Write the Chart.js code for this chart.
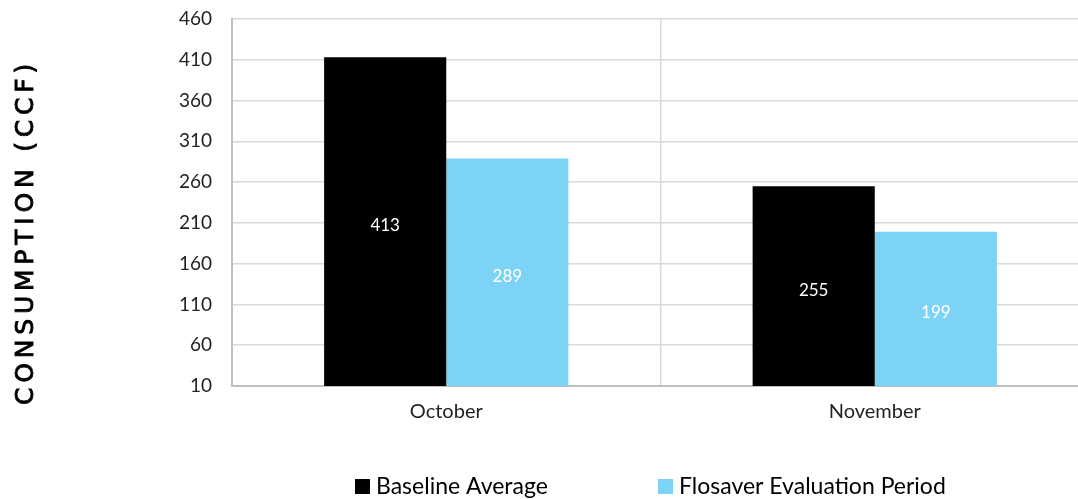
<!DOCTYPE html>
<html>
<head>
<meta charset="utf-8">
<script src="https://cdn.jsdelivr.net/npm/chart.js@4"></script>
<style>
  html, body { margin: 0; padding: 0; background: #fff; overflow: hidden; }
  #wrap { width: 1090px; height: 499px; }
</style>
</head>
<body>
<div id="wrap"><canvas id="chart"></canvas></div>
<script>
// chart data
var months = ['October', 'November'];
var baselineAvg = [413, 255];
var flosaverEval = [289, 199];
var seriesNames = ['Baseline Average', 'Flosaver Evaluation Period'];
var seriesColors = ['#000000', '#7dd3f5'];
var yTitle = 'CONSUMPTION (CCF)';

var FONT = 'Lato, "Open Sans", sans-serif';

// values printed in the middle of each bar
var barLabels = {
    id: 'barLabels',
    afterDatasetsDraw: function (chart) {
        var ctx = chart.ctx;
        ctx.save();
        ctx.fillStyle = '#ffffff';
        ctx.font = '17px ' + FONT;
        ctx.textAlign = 'center';
        ctx.textBaseline = 'middle';
        chart.data.datasets.forEach(function (ds, i) {
            chart.getDatasetMeta(i).data.forEach(function (bar, j) {
                var p = bar.getProps(['x', 'y', 'base'], true);
                ctx.fillText(ds.data[j], p.x, (p.y + p.base) / 2);
            });
        });
        ctx.restore();
    }
};

// rotated axis title + legend at the bottom
var extras = {
    id: 'extras',
    afterDraw: function (chart) {
        var ctx = chart.ctx;
        ctx.save();
        ctx.translate(26, 232);
        ctx.rotate(-Math.PI / 2);
        ctx.fillStyle = '#000';
        ctx.strokeStyle = '#000';
        ctx.lineWidth = 0.9;
        ctx.font = '25px "DejaVu Sans", sans-serif';
        ctx.letterSpacing = '4.8px';
        ctx.textAlign = 'center';
        ctx.textBaseline = 'middle';
        ctx.fillText(yTitle, 0, 0);
        ctx.strokeText(yTitle, 0, 0);
        ctx.restore();

        ctx.save();
        ctx.font = '23px ' + FONT;
        ctx.textBaseline = 'middle';
        var starts = [355, 658];
        chart.data.datasets.forEach(function (ds, i) {
            ctx.fillStyle = ds.backgroundColor;
            ctx.fillRect(starts[i], 479, 15, 15);
            ctx.fillStyle = '#000';
            ctx.fillText(ds.label, starts[i] + 21, 487);
        });
        ctx.restore();
    }
};

new Chart(document.getElementById('chart').getContext('2d'), {
    type: 'bar',
    data: {
        labels: months,
        datasets: [
            { label: seriesNames[0], data: baselineAvg, backgroundColor: seriesColors[0] },
            { label: seriesNames[1], data: flosaverEval, backgroundColor: seriesColors[1] }
        ]
    },
    options: {
        responsive: true,
        maintainAspectRatio: false,
        animation: false,
        layout: { padding: { top: 19, right: 1, left: 0, bottom: 0 } },
        datasets: { bar: { categoryPercentage: 0.57, barPercentage: 1.0 } },
        scales: {
            x: {
                grid: { color: '#d9d9d9', lineWidth: 1.5, offset: true, drawTicks: false },
                border: { color: '#bfbfbf', width: 2 },
                ticks: { color: '#222', font: { family: FONT, size: 20 }, padding: 14 },
                afterFit: function (s) { s.height = 113; }
            },
            y: {
                min: 10,
                max: 460,
                grid: { color: '#d9d9d9', lineWidth: 1.5, drawTicks: false },
                border: { color: '#bfbfbf', width: 2 },
                ticks: { stepSize: 50, color: '#222', font: { family: FONT, size: 19 }, padding: 20 },
                afterFit: function (s) {
                    s.width = 232;
                    s.paddingTop = 0;
                    s.paddingBottom = 0;
                }
            }
        },
        plugins: {
            legend: { display: false },
            tooltip: { enabled: false }
        }
    },
    plugins: [barLabels, extras]
});
</script>
</body>
</html>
══════════
Required work: Reproduce the material above verbatim; omit every picture.

Complete response:
Write the Chart.js code for this chart.
<!DOCTYPE html>
<html>
<head>
<meta charset="utf-8">
<script src="https://cdn.jsdelivr.net/npm/chart.js@4"></script>
<style>
  html, body { margin: 0; padding: 0; background: #fff; overflow: hidden; }
  #wrap { width: 1090px; height: 499px; }
</style>
</head>
<body>
<div id="wrap"><canvas id="chart"></canvas></div>
<script>
// chart data
var months = ['October', 'November'];
var baselineAvg = [413, 255];
var flosaverEval = [289, 199];
var seriesNames = ['Baseline Average', 'Flosaver Evaluation Period'];
var seriesColors = ['#000000', '#7dd3f5'];
var yTitle = 'CONSUMPTION (CCF)';

var FONT = 'Lato, "Open Sans", sans-serif';

// values printed in the middle of each bar
var barLabels = {
    id: 'barLabels',
    afterDatasetsDraw: function (chart) {
        var ctx = chart.ctx;
        ctx.save();
        ctx.fillStyle = '#ffffff';
        ctx.font = '17px ' + FONT;
        ctx.textAlign = 'center';
        ctx.textBaseline = 'middle';
        chart.data.datasets.forEach(function (ds, i) {
            chart.getDatasetMeta(i).data.forEach(function (bar, j) {
                var p = bar.getProps(['x', 'y', 'base'], true);
                ctx.fillText(ds.data[j], p.x, (p.y + p.base) / 2);
            });
        });
        ctx.restore();
    }
};

// rotated axis title + legend at the bottom
var extras = {
    id: 'extras',
    afterDraw: function (chart) {
        var ctx = chart.ctx;
        ctx.save();
        ctx.translate(26, 232);
        ctx.rotate(-Math.PI / 2);
        ctx.fillStyle = '#000';
        ctx.strokeStyle = '#000';
        ctx.lineWidth = 0.9;
        ctx.font = '25px "DejaVu Sans", sans-serif';
        ctx.letterSpacing = '4.8px';
        ctx.textAlign = 'center';
        ctx.textBaseline = 'middle';
        ctx.fillText(yTitle, 0, 0);
        ctx.strokeText(yTitle, 0, 0);
        ctx.restore();

        ctx.save();
        ctx.font = '23px ' + FONT;
        ctx.textBaseline = 'middle';
        var starts = [355, 658];
        chart.data.datasets.forEach(function (ds, i) {
            ctx.fillStyle = ds.backgroundColor;
            ctx.fillRect(starts[i], 479, 15, 15);
            ctx.fillStyle = '#000';
            ctx.fillText(ds.label, starts[i] + 21, 487);
        });
        ctx.restore();
    }
};

new Chart(document.getElementById('chart').getContext('2d'), {
    type: 'bar',
    data: {
        labels: months,
        datasets: [
            { label: seriesNames[0], data: baselineAvg, backgroundColor: seriesColors[0] },
            { label: seriesNames[1], data: flosaverEval, backgroundColor: seriesColors[1] }
        ]
    },
    options: {
        responsive: true,
        maintainAspectRatio: false,
        animation: false,
        layout: { padding: { top: 19, right: 1, left: 0, bottom: 0 } },
        datasets: { bar: { categoryPercentage: 0.57, barPercentage: 1.0 } },
        scales: {
            x: {
                grid: { color: '#d9d9d9', lineWidth: 1.5, offset: true, drawTicks: false },
                border: { color: '#bfbfbf', width: 2 },
                ticks: { color: '#222', font: { family: FONT, size: 20 }, padding: 14 },
                afterFit: function (s) { s.height = 113; }
            },
            y: {
                min: 10,
                max: 460,
                grid: { color: '#d9d9d9', lineWidth: 1.5, drawTicks: false },
                border: { color: '#bfbfbf', width: 2 },
                ticks: { stepSize: 50, color: '#222', font: { family: FONT, size: 19 }, padding: 20 },
                afterFit: function (s) {
                    s.width = 232;
                    s.paddingTop = 0;
                    s.paddingBottom = 0;
                }
            }
        },
        plugins: {
            legend: { display: false },
            tooltip: { enabled: false }
        }
    },
    plugins: [barLabels, extras]
});
</script>
</body>
</html>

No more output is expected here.